Information
recorded on “blocks” is linked on a shared, public, and continually reconciled
database that isn’t stored in a central location that would be vulnerable to
hacking. The data in any block can’t be modified without altering every
subsequent block, which would require a consensus of the majority of users on
the network.
“The
blockchain lets people who have no particular confidence in each other
collaborate without having to go through a neutral central authority,” observed The Economist. “Simply put, it is a machine
for creating trust.”
In a
post updating a 2016 prediction on his Personanondata blog, business strategy
consultant Michael Cairns noted that one area where blockchain could be applied
is publishing, where it might be employed to identify copyright information and
form a new method for buying, selling, and licensing intellectual content.
“Once
a transaction occurs,” he wrote, “the user is supplied with a unique key for accessing
the content. If the user subsequently wants to sell or lend the item, they pass
their unique key to the next person for their use. This process eliminates the ‘residual’

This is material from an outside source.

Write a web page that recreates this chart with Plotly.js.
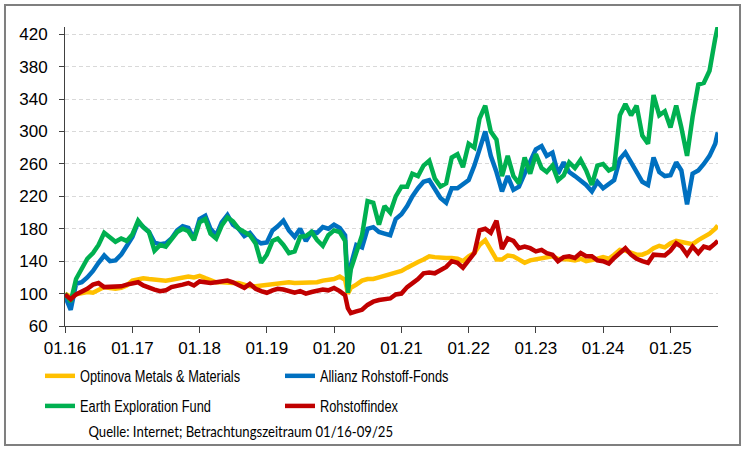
<!DOCTYPE html>
<html>
<head>
<meta charset="utf-8">
<script src="https://cdn.plot.ly/plotly-3.0.1.min.js"></script>
<style>
html,body{margin:0;padding:0;background:#fff;}
#chart{width:742px;height:454px;}
</style>
</head>
<body>
<div id="chart"></div>
<script>
// Dates: monthly (first of month) plus two extra points (Covid low, last day)
const dates = [
'2016-01-01','2016-02-01','2016-03-01','2016-04-01','2016-05-01','2016-06-01','2016-07-01','2016-08-01','2016-09-01','2016-10-01','2016-11-01','2016-12-01',
'2017-01-01','2017-02-01','2017-03-01','2017-04-01','2017-05-01','2017-06-01','2017-07-01','2017-08-01','2017-09-01','2017-10-01','2017-11-01','2017-12-01',
'2018-01-01','2018-02-01','2018-03-01','2018-04-01','2018-05-01','2018-06-01','2018-07-01','2018-08-01','2018-09-01','2018-10-01','2018-11-01','2018-12-01',
'2019-01-01','2019-02-01','2019-03-01','2019-04-01','2019-05-01','2019-06-01','2019-07-01','2019-08-01','2019-09-01','2019-10-01','2019-11-01','2019-12-01',
'2020-01-01','2020-02-01','2020-03-01','2020-03-16','2020-04-01','2020-05-01','2020-06-01','2020-07-01','2020-08-01','2020-09-01','2020-10-01','2020-11-01','2020-12-01',
'2021-01-01','2021-02-01','2021-03-01','2021-04-01','2021-05-01','2021-06-01','2021-07-01','2021-08-01','2021-09-01','2021-10-01','2021-11-01','2021-12-01',
'2022-01-01','2022-02-01','2022-03-01','2022-04-01','2022-05-01','2022-06-01','2022-07-01','2022-08-01','2022-09-01','2022-10-01','2022-11-01','2022-12-01',
'2023-01-01','2023-02-01','2023-03-01','2023-04-01','2023-05-01','2023-06-01','2023-07-01','2023-08-01','2023-09-01','2023-10-01','2023-11-01','2023-12-01',
'2024-01-01','2024-02-01','2024-03-01','2024-04-01','2024-05-01','2024-06-01','2024-07-01','2024-08-01','2024-09-01','2024-10-01','2024-11-01','2024-12-01',
'2025-01-01','2025-02-01','2025-03-01','2025-04-01','2025-05-01','2025-06-01','2025-07-01','2025-08-01','2025-09-01','2025-09-15'
];

const seriesNames = ['Optinova Metals & Materials','Allianz Rohstoff-Fonds','Earth Exploration Fund','Rohstoffindex'];

const optinova = [
100,96,99,101,102,101,104,108,107,106,107,110,
116,118,119,118,117,116,116,117,118,120,121,120,
122,119,116,114,114,113,113,113,111,109,109,110,
110,112,113,114,114,113,113,114,114,114,116,117,
118,121,117,100,107,111,116,118,118,120,122,124,126,
128,132,136,139,142,146,145,144,144,144,143,140,
146,150,160,166,154,142,142,147,146,142,138,141,
142,143,144,146,143,143,142,141,143,140,141,143,
145,143,148,154,153,150,148,148,151,156,159,157,
162,165,164,163,161,166,170,174,180,184
];

const allianz = [
97,80,112,114,120,128,138,147,140,141,148,158,
170,188,182,176,163,161,162,168,178,183,181,168,
192,196,180,172,188,197,185,180,171,175,166,162,
163,178,183,190,178,170,180,165,176,175,182,180,
185,181,172,108,135,160,157,180,182,176,174,172,192,
198,208,220,230,238,240,228,218,212,230,230,235,
240,258,280,300,270,250,226,245,228,232,248,262,
278,282,270,274,248,262,250,245,240,234,226,238,
230,236,240,266,274,262,250,238,234,268,250,245,
246,262,252,210,248,252,260,270,285,299
];

const earth = [
100,90,118,130,143,150,160,175,170,164,168,165,
173,190,182,176,153,160,158,167,176,180,177,166,
188,192,174,168,184,194,189,180,176,172,162,138,
148,165,168,160,150,152,170,171,176,166,159,172,
178,176,165,101,130,150,172,214,212,185,208,200,220,
232,232,248,245,258,264,242,232,236,268,272,256,
285,280,316,332,300,290,245,270,245,236,268,248,
272,255,250,258,240,246,262,255,265,252,234,258,
260,252,255,320,334,320,332,295,285,345,320,325,
305,332,305,270,318,358,360,375,415,430
];

const rohstoff = [
99,93,99,102,106,111,113,108,108,109,109,111,
113,114,110,107,105,103,104,108,109,111,113,110,
115,114,113,114,115,116,114,111,107,112,106,103,
101,104,106,105,103,101,103,100,102,104,105,104,
107,103,98,82,76,78,80,86,90,92,93,94,99,
100,108,112,118,125,126,125,129,133,140,138,132,
142,150,178,180,175,190,155,168,165,156,158,156,
152,154,150,148,140,145,146,144,150,146,146,141,
140,137,144,150,156,148,143,140,138,148,147,147,
153,162,158,148,158,150,158,156,162,165
];

const yTicks = [60,100,140,180,220,260,300,340,380,420];
const sourceText = 'Quelle: Internet; Betrachtungszeitraum 01/16-09/25';

const colors = ['#FFC000','#0070C0','#00B050','#C00000'];
const values = [optinova, allianz, earth, rohstoff];
const legendIds = ['legend','legend','legend2','legend2'];

const traces = values.map((v,i)=>({
  type:'scatter', mode:'lines', x:dates, y:v, name:seriesNames[i],
  line:{color:colors[i], width:4.5, shape:'linear'},
  legend:legendIds[i], hoverinfo:'skip'
}));

const legendFont = {family:'"Liberation Sans", Arial, sans-serif', size:16, color:'#000'};
const tickFont = {family:'"Liberation Sans", Arial, sans-serif', size:17, color:'#000'};

const layout = {
  width:742, height:454,
  margin:{l:65, r:24, t:27, b:128, pad:0},
  paper_bgcolor:'#fff', plot_bgcolor:'#fff',
  showlegend:true,
  xaxis:{
    type:'date', range:['2016-01-01','2025-09-16'],
    tick0:'2016-01-01', dtick:'M12', tickformat:'%m.%y',
    showgrid:false, zeroline:false,
    showline:true, linecolor:'#404040', linewidth:1,
    ticks:'outside', ticklen:6, tickcolor:'#404040', tickwidth:1,
    tickfont:tickFont, ticklabelstandoff:1
  },
  yaxis:{
    range:[60,429], tickvals:yTicks, ticktext:yTicks.map(String),
    showgrid:true, gridcolor:'#d9d9d9', gridwidth:1, griddash:'4px,3px',
    zeroline:false, showline:true, linecolor:'#404040', linewidth:1,
    ticks:'outside', ticklen:5, tickcolor:'#404040', tickwidth:1,
    tickfont:tickFont, ticklabelstandoff:8
  },
  legend:{orientation:'h', x:-0.0383, xanchor:'left', y:-0.167, yanchor:'middle',
    entrywidth:195, entrywidthmode:'pixels', font:legendFont, bgcolor:'rgba(0,0,0,0)', itemwidth:30, traceorder:'normal'},
  legend2:{orientation:'h', x:-0.0383, xanchor:'left', y:-0.2676, yanchor:'middle',
    entrywidth:195, entrywidthmode:'pixels', font:legendFont, bgcolor:'rgba(0,0,0,0)', itemwidth:30, traceorder:'normal'},
  annotations:[{
    xref:'paper', yref:'paper', x:0.270, y:-0.351, xanchor:'center', yanchor:'middle',
    text:sourceText, showarrow:false,
    font:{family:'Lato, "Open Sans", sans-serif', size:16, color:'#000'}
  }],
  shapes:[{
    type:'rect', xref:'paper', yref:'paper',
    x0:-0.0919, x1:1.0337, y0:-0.398, y1:1.0736,
    line:{color:'#7f7f7f', width:2}, fillcolor:'rgba(0,0,0,0)', layer:'below'
  }]
};

// condense legend and source texts (the original uses a narrow typeface)
function squeeze(t, f){
  if(t.getAttribute('data-sq')) return;
  const w = t.getComputedTextLength();
  t.setAttribute('textLength', (w*f).toFixed(1));
  t.setAttribute('lengthAdjust','spacingAndGlyphs');
  t.setAttribute('data-sq','1');
}
function condense(){
  const gd = document.getElementById('chart');
  gd.querySelectorAll('text').forEach(t=>{
    const s = t.textContent;
    if(seriesNames.indexOf(s) >= 0) squeeze(t, 0.8);
    else if(s === sourceText) squeeze(t, 0.82);
  });
}

Plotly.newPlot('chart', traces, layout, {staticPlot:true, displayModeBar:false}).then(()=>{
  condense();
  setTimeout(condense, 50);
  setTimeout(condense, 300);
});
</script>
</body>
</html>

copy issue which arises when someone tries to sell a secondhand e-file.”
He went
on to list a host of companies and organizations that are already developing
solutions for applying blockchain to publishing, peer review, licensing,
royalty accounting, and micro-transaction payments. One of these is Publica, a platform
that uses blockchain and cryptocurrency tech to facilitate direct transactions
between authors and readers and enable any author, publisher, store,
institution, or business to use digital keys to buy, sell, trade, or lend
digital books or print on demand locally.
Such
a solution could certainly be used for academic course materials, including
obvious intersections with the open educational resources movement.